### Data
--*--

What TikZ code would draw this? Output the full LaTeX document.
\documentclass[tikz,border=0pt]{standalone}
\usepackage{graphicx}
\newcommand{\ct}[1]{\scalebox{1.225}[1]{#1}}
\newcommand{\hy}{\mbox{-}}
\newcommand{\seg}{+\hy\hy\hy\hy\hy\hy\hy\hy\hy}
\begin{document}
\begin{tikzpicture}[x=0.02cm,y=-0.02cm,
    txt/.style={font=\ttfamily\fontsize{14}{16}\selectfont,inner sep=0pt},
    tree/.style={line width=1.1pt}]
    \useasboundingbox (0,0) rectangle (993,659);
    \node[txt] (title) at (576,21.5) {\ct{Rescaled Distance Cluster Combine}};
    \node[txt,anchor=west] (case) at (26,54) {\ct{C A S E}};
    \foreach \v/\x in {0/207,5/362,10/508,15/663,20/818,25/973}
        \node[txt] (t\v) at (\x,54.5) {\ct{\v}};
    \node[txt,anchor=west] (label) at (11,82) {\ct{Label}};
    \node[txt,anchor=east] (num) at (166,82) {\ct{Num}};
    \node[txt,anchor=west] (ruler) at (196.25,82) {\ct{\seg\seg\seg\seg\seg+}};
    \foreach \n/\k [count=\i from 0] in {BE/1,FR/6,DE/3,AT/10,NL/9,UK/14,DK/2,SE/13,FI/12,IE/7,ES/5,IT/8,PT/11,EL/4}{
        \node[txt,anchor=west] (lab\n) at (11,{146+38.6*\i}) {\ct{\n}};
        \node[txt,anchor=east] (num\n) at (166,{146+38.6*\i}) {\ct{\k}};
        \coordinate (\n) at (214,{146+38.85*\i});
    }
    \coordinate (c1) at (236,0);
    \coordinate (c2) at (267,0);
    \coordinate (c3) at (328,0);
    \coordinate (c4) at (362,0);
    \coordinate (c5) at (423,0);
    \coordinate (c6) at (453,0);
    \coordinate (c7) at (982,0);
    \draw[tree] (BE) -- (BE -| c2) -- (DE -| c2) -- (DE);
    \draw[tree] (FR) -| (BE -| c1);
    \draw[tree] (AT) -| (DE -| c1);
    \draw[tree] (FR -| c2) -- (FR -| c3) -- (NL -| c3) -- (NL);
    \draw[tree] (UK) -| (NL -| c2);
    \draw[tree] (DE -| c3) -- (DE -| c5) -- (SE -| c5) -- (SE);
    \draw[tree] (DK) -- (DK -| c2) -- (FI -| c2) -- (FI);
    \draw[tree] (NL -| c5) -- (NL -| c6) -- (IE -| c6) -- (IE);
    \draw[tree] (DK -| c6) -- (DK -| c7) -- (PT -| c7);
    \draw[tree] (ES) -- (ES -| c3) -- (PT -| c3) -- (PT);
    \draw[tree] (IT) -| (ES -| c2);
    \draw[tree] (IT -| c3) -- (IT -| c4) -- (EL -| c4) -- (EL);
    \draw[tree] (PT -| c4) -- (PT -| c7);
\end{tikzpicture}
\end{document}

--*--

### The exercise
Every line of the data above should be reproduced word for word.

### Full response
What TikZ code would draw this? Output the full LaTeX document.
\documentclass[tikz,border=0pt]{standalone}
\usepackage{graphicx}
\newcommand{\ct}[1]{\scalebox{1.225}[1]{#1}}
\newcommand{\hy}{\mbox{-}}
\newcommand{\seg}{+\hy\hy\hy\hy\hy\hy\hy\hy\hy}
\begin{document}
\begin{tikzpicture}[x=0.02cm,y=-0.02cm,
    txt/.style={font=\ttfamily\fontsize{14}{16}\selectfont,inner sep=0pt},
    tree/.style={line width=1.1pt}]
    \useasboundingbox (0,0) rectangle (993,659);
    \node[txt] (title) at (576,21.5) {\ct{Rescaled Distance Cluster Combine}};
    \node[txt,anchor=west] (case) at (26,54) {\ct{C A S E}};
    \foreach \v/\x in {0/207,5/362,10/508,15/663,20/818,25/973}
        \node[txt] (t\v) at (\x,54.5) {\ct{\v}};
    \node[txt,anchor=west] (label) at (11,82) {\ct{Label}};
    \node[txt,anchor=east] (num) at (166,82) {\ct{Num}};
    \node[txt,anchor=west] (ruler) at (196.25,82) {\ct{\seg\seg\seg\seg\seg+}};
    \foreach \n/\k [count=\i from 0] in {BE/1,FR/6,DE/3,AT/10,NL/9,UK/14,DK/2,SE/13,FI/12,IE/7,ES/5,IT/8,PT/11,EL/4}{
        \node[txt,anchor=west] (lab\n) at (11,{146+38.6*\i}) {\ct{\n}};
        \node[txt,anchor=east] (num\n) at (166,{146+38.6*\i}) {\ct{\k}};
        \coordinate (\n) at (214,{146+38.85*\i});
    }
    \coordinate (c1) at (236,0);
    \coordinate (c2) at (267,0);
    \coordinate (c3) at (328,0);
    \coordinate (c4) at (362,0);
    \coordinate (c5) at (423,0);
    \coordinate (c6) at (453,0);
    \coordinate (c7) at (982,0);
    \draw[tree] (BE) -- (BE -| c2) -- (DE -| c2) -- (DE);
    \draw[tree] (FR) -| (BE -| c1);
    \draw[tree] (AT) -| (DE -| c1);
    \draw[tree] (FR -| c2) -- (FR -| c3) -- (NL -| c3) -- (NL);
    \draw[tree] (UK) -| (NL -| c2);
    \draw[tree] (DE -| c3) -- (DE -| c5) -- (SE -| c5) -- (SE);
    \draw[tree] (DK) -- (DK -| c2) -- (FI -| c2) -- (FI);
    \draw[tree] (NL -| c5) -- (NL -| c6) -- (IE -| c6) -- (IE);
    \draw[tree] (DK -| c6) -- (DK -| c7) -- (PT -| c7);
    \draw[tree] (ES) -- (ES -| c3) -- (PT -| c3) -- (PT);
    \draw[tree] (IT) -| (ES -| c2);
    \draw[tree] (IT -| c3) -- (IT -| c4) -- (EL -| c4) -- (EL);
    \draw[tree] (PT -| c4) -- (PT -| c7);
\end{tikzpicture}
\end{document}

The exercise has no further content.